### Raw data
* START *
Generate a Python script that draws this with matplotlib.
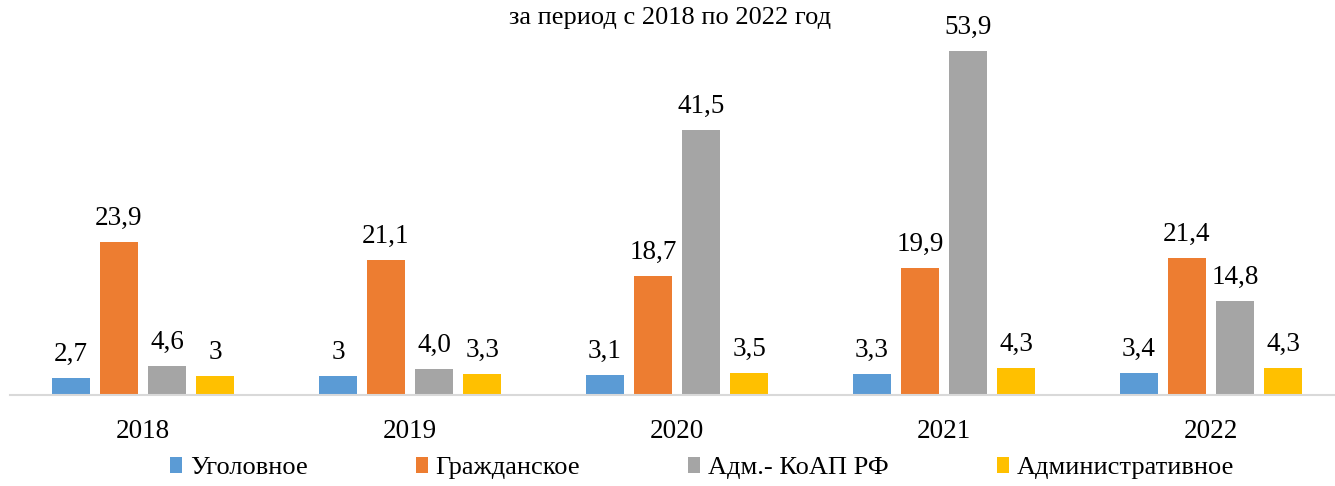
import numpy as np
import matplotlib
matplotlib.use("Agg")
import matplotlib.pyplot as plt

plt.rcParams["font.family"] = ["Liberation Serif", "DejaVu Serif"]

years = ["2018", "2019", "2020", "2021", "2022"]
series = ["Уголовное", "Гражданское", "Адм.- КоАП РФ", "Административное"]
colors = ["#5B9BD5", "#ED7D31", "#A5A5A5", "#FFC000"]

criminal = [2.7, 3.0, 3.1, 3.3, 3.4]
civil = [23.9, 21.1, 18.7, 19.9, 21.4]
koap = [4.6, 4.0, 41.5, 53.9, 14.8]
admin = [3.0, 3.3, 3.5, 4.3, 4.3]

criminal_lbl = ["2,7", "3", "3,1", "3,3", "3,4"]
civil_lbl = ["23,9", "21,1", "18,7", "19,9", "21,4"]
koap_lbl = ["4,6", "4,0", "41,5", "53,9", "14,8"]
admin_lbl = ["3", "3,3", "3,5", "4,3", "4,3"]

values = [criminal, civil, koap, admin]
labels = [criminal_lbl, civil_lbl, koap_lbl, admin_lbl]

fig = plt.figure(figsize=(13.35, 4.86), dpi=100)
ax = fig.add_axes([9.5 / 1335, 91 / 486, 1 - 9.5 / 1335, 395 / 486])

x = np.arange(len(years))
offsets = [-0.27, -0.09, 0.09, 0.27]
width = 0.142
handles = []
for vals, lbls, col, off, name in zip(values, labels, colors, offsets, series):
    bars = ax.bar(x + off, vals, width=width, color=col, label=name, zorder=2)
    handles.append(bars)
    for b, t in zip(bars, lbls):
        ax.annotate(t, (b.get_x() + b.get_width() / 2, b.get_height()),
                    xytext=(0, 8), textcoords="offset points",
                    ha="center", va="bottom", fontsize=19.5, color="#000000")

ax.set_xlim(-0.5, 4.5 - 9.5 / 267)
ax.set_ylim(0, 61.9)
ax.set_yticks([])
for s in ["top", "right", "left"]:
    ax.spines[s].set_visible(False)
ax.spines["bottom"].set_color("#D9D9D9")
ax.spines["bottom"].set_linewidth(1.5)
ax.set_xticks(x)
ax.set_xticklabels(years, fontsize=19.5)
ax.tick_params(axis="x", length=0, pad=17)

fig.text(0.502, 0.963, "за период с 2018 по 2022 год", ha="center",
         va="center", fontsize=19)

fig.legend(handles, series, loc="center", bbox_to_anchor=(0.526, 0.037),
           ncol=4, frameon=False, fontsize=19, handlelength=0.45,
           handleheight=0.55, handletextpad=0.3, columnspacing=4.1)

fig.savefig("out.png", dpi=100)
* END *
### To do
Copy the material above exactly and drop the pictures.

### Solution
Generate a Python script that draws this with matplotlib.
import numpy as np
import matplotlib
matplotlib.use("Agg")
import matplotlib.pyplot as plt

plt.rcParams["font.family"] = ["Liberation Serif", "DejaVu Serif"]

years = ["2018", "2019", "2020", "2021", "2022"]
series = ["Уголовное", "Гражданское", "Адм.- КоАП РФ", "Административное"]
colors = ["#5B9BD5", "#ED7D31", "#A5A5A5", "#FFC000"]

criminal = [2.7, 3.0, 3.1, 3.3, 3.4]
civil = [23.9, 21.1, 18.7, 19.9, 21.4]
koap = [4.6, 4.0, 41.5, 53.9, 14.8]
admin = [3.0, 3.3, 3.5, 4.3, 4.3]

criminal_lbl = ["2,7", "3", "3,1", "3,3", "3,4"]
civil_lbl = ["23,9", "21,1", "18,7", "19,9", "21,4"]
koap_lbl = ["4,6", "4,0", "41,5", "53,9", "14,8"]
admin_lbl = ["3", "3,3", "3,5", "4,3", "4,3"]

values = [criminal, civil, koap, admin]
labels = [criminal_lbl, civil_lbl, koap_lbl, admin_lbl]

fig = plt.figure(figsize=(13.35, 4.86), dpi=100)
ax = fig.add_axes([9.5 / 1335, 91 / 486, 1 - 9.5 / 1335, 395 / 486])

x = np.arange(len(years))
offsets = [-0.27, -0.09, 0.09, 0.27]
width = 0.142
handles = []
for vals, lbls, col, off, name in zip(values, labels, colors, offsets, series):
    bars = ax.bar(x + off, vals, width=width, color=col, label=name, zorder=2)
    handles.append(bars)
    for b, t in zip(bars, lbls):
        ax.annotate(t, (b.get_x() + b.get_width() / 2, b.get_height()),
                    xytext=(0, 8), textcoords="offset points",
                    ha="center", va="bottom", fontsize=19.5, color="#000000")

ax.set_xlim(-0.5, 4.5 - 9.5 / 267)
ax.set_ylim(0, 61.9)
ax.set_yticks([])
for s in ["top", "right", "left"]:
    ax.spines[s].set_visible(False)
ax.spines["bottom"].set_color("#D9D9D9")
ax.spines["bottom"].set_linewidth(1.5)
ax.set_xticks(x)
ax.set_xticklabels(years, fontsize=19.5)
ax.tick_params(axis="x", length=0, pad=17)

fig.text(0.502, 0.963, "за период с 2018 по 2022 год", ha="center",
         va="center", fontsize=19)

fig.legend(handles, series, loc="center", bbox_to_anchor=(0.526, 0.037),
           ncol=4, frameon=False, fontsize=19, handlelength=0.45,
           handleheight=0.55, handletextpad=0.3, columnspacing=4.1)

fig.savefig("out.png", dpi=100)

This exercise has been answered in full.